Game Development => Sea of Code => Topic started by: Blizzard on June 14, 2017, 02:06:33 pm

Title: Randomness and distribution
Post by: Blizzard on June 14, 2017, 02:06:33 pm
Those of you who worked with C or C++ probably know that on Win32 systems that the macro RAND_MAX is only 32,767 (0x7FFF). This causes problems if you want random values higher than that since due to the distribution, there are values that you will never get.

e.g. You want 1,000,000. 1,000,000 / 32,767 ~= 30.52. That means that you can get a 0 or a 31, but never anything between these two numbers.

Now, you could take two numbers and sum them up or multiply them, but that breaks the equal distribution of numbers and some values will happen more often than others. It's easiest illustrated with a few small values. Let's take a range from 0 to 2 inclusive. All possible combinations:

0+0, 0+1, 0+2
1+0, 1+1, 1+2
2+0, 2+1, 2+2

If you take a close look at all possible combinations, you will notice that the results are not equally probable. 0 and 4 appear only once, 1 and 3 appear both twice and 2 appears 3 times as a result.

The only way to really handle this issue is to combine the values in a way that preserves the equal distribution. If we simplify the entire thing and say it's only possible to generate 1 bit randomly, we can get the values 0 or 1. Now if we do this procedure N times, we can get a number that consists of N bits and all numbers generated in such a way will always be equally likely to appear and the distribution will be preserved. Since we already have 15 bits (32,767) at our disposal to be generated, we can just generate this value twice and then just combine them by shifting one of the numbers to have a 30 bit value.

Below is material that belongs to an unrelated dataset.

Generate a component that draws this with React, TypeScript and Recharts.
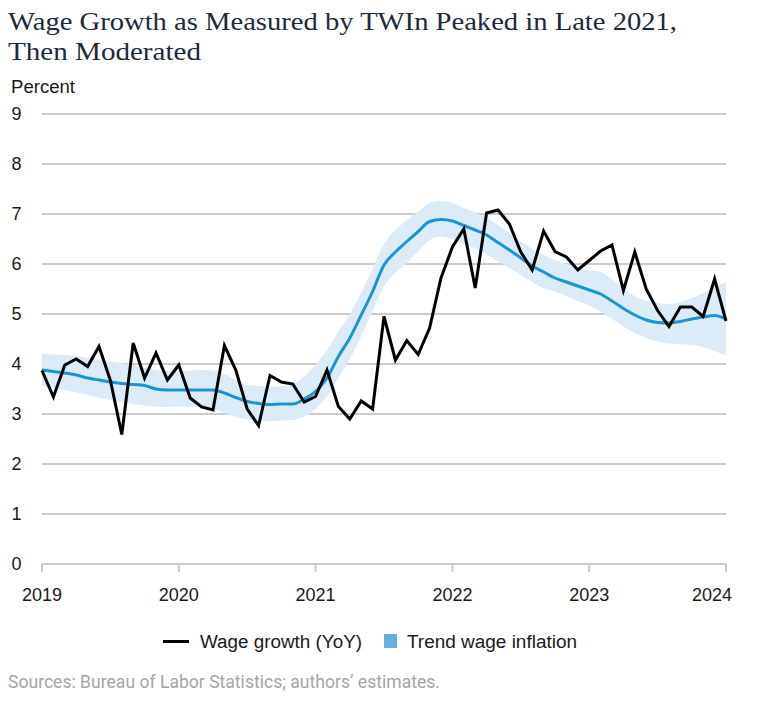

I implemented this in our foundation library, you can take a look here at line 46 and 47 (or just find "#define HRAND()" if the code has changed since this post was made): https://github.com/AprilAndFriends/hltypes/blob/master/src/hltypesUtil.cpp
I do casting to int64_t, because I have multiplication and division with another 32-bit int so nothing breaks. Incidentally I think this is the same reason why Microsoft limited RAND_MAX to 32,767 in the first place.